再論法院之職權調查 違法違憲的總會決議
吳巡龍
現代國家莫不以民主法治為目標,因為絕對的權力會導致絕對的腐化,分權制衡乃為民主法治的大原則,不僅行政權需要分權制衡,司法權也需分權制衡。最高法院因有案件最後決定權及最後話語權,我國部分最高院法官卻不明事理又一副「莫奈我何」態度,我們確實也莫可奈何。
最高法院2012(民101)第2次刑事庭總會決議即為顯例,該決議認為:法院僅對有利被告之事項負職權調查義務,不負有主動調查不利被告證據之義務,理由主要有三:無罪推定、檢察官應負舉證責任及法官中立。
本決議口號式攀附無罪推定
首先,本決議口號式攀附無罪推定原則,卻完全缺乏論證。目前法治先進國家中,美國採取兩造對抗模式,法官為消極聽訟的角色,有權主動調查有利或不利被告之證據,但無依職權調查義務。歐陸法系國家則認為法院為探究起訴事實之真實性,於知悉某證據存在且可能影響事實認定時,不論該證據可能有利或不利被告,均有依職權補充調查之義務。美國對抗制主要理由是尊重兩造當事人,並避免法官高估自己所蒐集之證據而忽略其他證據。歐陸補充調查制主要理由是檢察官及法官都有調查有利及不利被告證據之義務,會取得較多證據而更能發現真實;法院係獨立調查證據,避免檢察官認定事實有偏差,審判權與檢察權是制衡關係,而非法院與檢察官接力。
上開兩種制度各言之成理,事實上美國許多知名學者都贊成歐陸補充調查制,例如Rollin M. Perkins在其大作「荒謬的刑事程序」就觀察道:「兩造對抗制度允許律師以各種花招及手段對抗,竟推定只要小心遵守遊戲規則,這場鬥智之戰的結果將是由正義的一方獲勝。」Lloyd L. Weinreb、Jerome Frank、Albert Guerard、Gordon Van Kessel等學者認為兩造的過度對抗已扭曲刑事訴訟的本旨。Franklin D. Strier在1988年曾作過一份美國有史以來最多陪審員參加的研究報告,結果認為:在法庭上,至少有一方當事人之訴訟目的並非欲追求事實真象,而是要扭曲或阻礙真實的發現,他們大多認為改進之道是法官在法庭上應多補充調查訊問。因此,若認為法院有依職權調查證據之補充義務違反無罪推定原則,豈不認為先進歐陸諸國全部違反無罪推定原則,更遑論很多美國學者認為美國制度及社會治安其實遠不如西歐諸國。
僅調查對被告有利事項
損害法官之中立性
其次,我國《刑事訴訟法》第2條第1項要求實施刑事訴訟程式之公務員(包括法官)必須注意對被告有利與不利情事。同法第163條第2項但書要求法院對於「公平正義之維護有重大關係事項」有調查義務,所謂公平正義之維護,自非專指有利被告之事項。如果法院僅對有利被告之事項負調查義務,反而損害法官之中立性,請問世界上有那個國家是以對被告有利區別法院是否負有主動調查證據之義務?

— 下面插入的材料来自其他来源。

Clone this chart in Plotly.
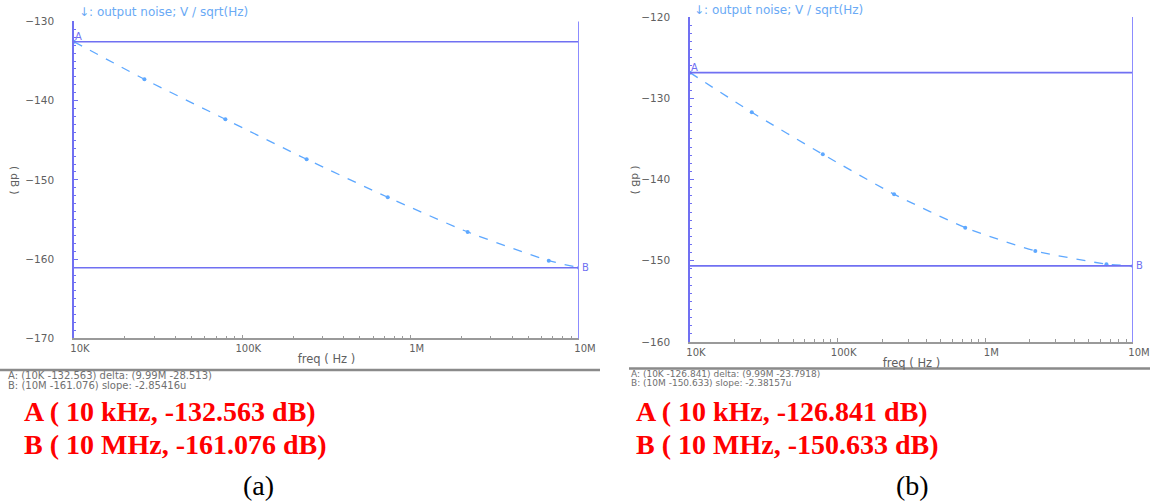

再者,證據在調查前,通常無法預判該證據是有利還是不利於被告,況證人之陳述可能對一位被告有利,對其他被告不利,或證言一部份內容對被告有利,一部份內容對被告不利。因此,本決議以是否對被告有利區別法院是否負有主動調查證據之義務,也難以操作。
最高法院逕自推翻立法乃違憲
最後,《憲法》第80條規定,法官須超出黨派以外,依據法律獨立審判,不受任何干涉。法院是否有主動調查證據之義務及其範圍,由立法者決定,法院不該侵犯立法權。司法制度之優劣容有討論空間,然最高法院逕自改變《刑事訴訟法》第163條第2項但書規定,推翻立法院10年前之決定,破壞權力分立的原則,此決議已經違憲。
此決議對司法公平正義帶來鉅大影響,
以最近101臺上530號判決為例,被告涉嫌偽造文書詐騙粘姓女子金錢,檢察官起訴後,屏東地院依被害人及二位知情證人之證詞,認為該文書確實出自偽造,判處被告有期徒刑1年。被告提起上訴,二審法官審理時不露聲色,而為無罪判決,主要理由是該契約與真正租約的印文看起來相同。檢察官被突襲不服上訴,認為二審未就契約之印文為鑑定,違背法院調查義務。最高法院即依本決議,認為檢察官未於二審辯論時聲請鑑定,法官無主動鑑定義務,判決被告無罪確定。本案癥結是二審法官審理時不露聲色,檢察官如何預知二審法官見解將與一審三位法官、檢察官及常人不同,而應聲請鑑定。本案正義無法伸張受害者不是檢察官,而是粘姓女子及司法正義。